_Stated task_
Without the pictures, repeat the listing character for character.

-- start Data section --

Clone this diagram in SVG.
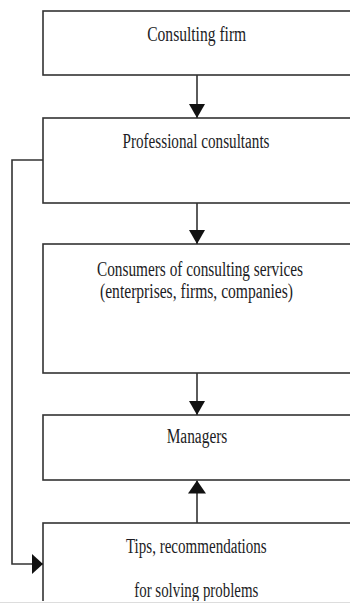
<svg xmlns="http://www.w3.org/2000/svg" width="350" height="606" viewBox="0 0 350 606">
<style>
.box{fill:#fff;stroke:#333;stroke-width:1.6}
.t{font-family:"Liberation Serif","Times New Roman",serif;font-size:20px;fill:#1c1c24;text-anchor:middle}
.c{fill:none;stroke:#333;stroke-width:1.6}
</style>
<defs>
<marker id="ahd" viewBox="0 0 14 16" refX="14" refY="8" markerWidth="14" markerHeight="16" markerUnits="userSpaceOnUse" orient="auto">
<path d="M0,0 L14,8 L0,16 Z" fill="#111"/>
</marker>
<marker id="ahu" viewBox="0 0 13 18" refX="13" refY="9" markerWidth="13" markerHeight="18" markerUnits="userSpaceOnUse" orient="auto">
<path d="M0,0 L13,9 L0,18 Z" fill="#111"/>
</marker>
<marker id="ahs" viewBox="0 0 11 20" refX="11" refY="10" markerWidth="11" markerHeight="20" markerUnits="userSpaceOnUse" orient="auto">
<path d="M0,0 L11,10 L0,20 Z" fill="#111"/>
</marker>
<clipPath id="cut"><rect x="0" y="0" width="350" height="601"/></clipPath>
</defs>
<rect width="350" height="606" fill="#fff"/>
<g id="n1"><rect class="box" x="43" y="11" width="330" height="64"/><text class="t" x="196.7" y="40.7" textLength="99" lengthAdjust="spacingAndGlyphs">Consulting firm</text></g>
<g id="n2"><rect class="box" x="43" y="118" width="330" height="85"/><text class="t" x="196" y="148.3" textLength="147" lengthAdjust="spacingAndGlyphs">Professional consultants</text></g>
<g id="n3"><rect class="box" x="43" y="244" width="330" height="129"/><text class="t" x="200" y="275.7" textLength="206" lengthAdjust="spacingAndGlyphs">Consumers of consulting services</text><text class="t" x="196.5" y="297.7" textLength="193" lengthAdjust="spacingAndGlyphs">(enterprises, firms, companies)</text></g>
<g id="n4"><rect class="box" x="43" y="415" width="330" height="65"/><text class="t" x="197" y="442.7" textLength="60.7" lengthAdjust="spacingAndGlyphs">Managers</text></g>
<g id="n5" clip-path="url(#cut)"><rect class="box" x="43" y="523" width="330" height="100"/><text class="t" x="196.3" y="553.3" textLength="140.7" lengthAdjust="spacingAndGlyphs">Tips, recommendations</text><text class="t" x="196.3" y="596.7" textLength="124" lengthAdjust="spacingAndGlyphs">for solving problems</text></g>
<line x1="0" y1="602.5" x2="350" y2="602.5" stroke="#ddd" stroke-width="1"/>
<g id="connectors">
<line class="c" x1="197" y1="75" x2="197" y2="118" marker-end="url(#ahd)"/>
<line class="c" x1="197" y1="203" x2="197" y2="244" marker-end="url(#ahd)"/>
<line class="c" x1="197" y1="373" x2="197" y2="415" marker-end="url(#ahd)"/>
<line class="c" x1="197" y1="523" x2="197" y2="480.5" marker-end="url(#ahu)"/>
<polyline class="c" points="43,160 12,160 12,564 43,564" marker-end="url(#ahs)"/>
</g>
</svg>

-- end Data section --

_Solution to the exercise_
Clone this diagram in SVG.
<svg xmlns="http://www.w3.org/2000/svg" width="350" height="606" viewBox="0 0 350 606">
<style>
.box{fill:#fff;stroke:#333;stroke-width:1.6}
.t{font-family:"Liberation Serif","Times New Roman",serif;font-size:20px;fill:#1c1c24;text-anchor:middle}
.c{fill:none;stroke:#333;stroke-width:1.6}
</style>
<defs>
<marker id="ahd" viewBox="0 0 14 16" refX="14" refY="8" markerWidth="14" markerHeight="16" markerUnits="userSpaceOnUse" orient="auto">
<path d="M0,0 L14,8 L0,16 Z" fill="#111"/>
</marker>
<marker id="ahu" viewBox="0 0 13 18" refX="13" refY="9" markerWidth="13" markerHeight="18" markerUnits="userSpaceOnUse" orient="auto">
<path d="M0,0 L13,9 L0,18 Z" fill="#111"/>
</marker>
<marker id="ahs" viewBox="0 0 11 20" refX="11" refY="10" markerWidth="11" markerHeight="20" markerUnits="userSpaceOnUse" orient="auto">
<path d="M0,0 L11,10 L0,20 Z" fill="#111"/>
</marker>
<clipPath id="cut"><rect x="0" y="0" width="350" height="601"/></clipPath>
</defs>
<rect width="350" height="606" fill="#fff"/>
<g id="n1"><rect class="box" x="43" y="11" width="330" height="64"/><text class="t" x="196.7" y="40.7" textLength="99" lengthAdjust="spacingAndGlyphs">Consulting firm</text></g>
<g id="n2"><rect class="box" x="43" y="118" width="330" height="85"/><text class="t" x="196" y="148.3" textLength="147" lengthAdjust="spacingAndGlyphs">Professional consultants</text></g>
<g id="n3"><rect class="box" x="43" y="244" width="330" height="129"/><text class="t" x="200" y="275.7" textLength="206" lengthAdjust="spacingAndGlyphs">Consumers of consulting services</text><text class="t" x="196.5" y="297.7" textLength="193" lengthAdjust="spacingAndGlyphs">(enterprises, firms, companies)</text></g>
<g id="n4"><rect class="box" x="43" y="415" width="330" height="65"/><text class="t" x="197" y="442.7" textLength="60.7" lengthAdjust="spacingAndGlyphs">Managers</text></g>
<g id="n5" clip-path="url(#cut)"><rect class="box" x="43" y="523" width="330" height="100"/><text class="t" x="196.3" y="553.3" textLength="140.7" lengthAdjust="spacingAndGlyphs">Tips, recommendations</text><text class="t" x="196.3" y="596.7" textLength="124" lengthAdjust="spacingAndGlyphs">for solving problems</text></g>
<line x1="0" y1="602.5" x2="350" y2="602.5" stroke="#ddd" stroke-width="1"/>
<g id="connectors">
<line class="c" x1="197" y1="75" x2="197" y2="118" marker-end="url(#ahd)"/>
<line class="c" x1="197" y1="203" x2="197" y2="244" marker-end="url(#ahd)"/>
<line class="c" x1="197" y1="373" x2="197" y2="415" marker-end="url(#ahd)"/>
<line class="c" x1="197" y1="523" x2="197" y2="480.5" marker-end="url(#ahu)"/>
<polyline class="c" points="43,160 12,160 12,564 43,564" marker-end="url(#ahs)"/>
</g>
</svg>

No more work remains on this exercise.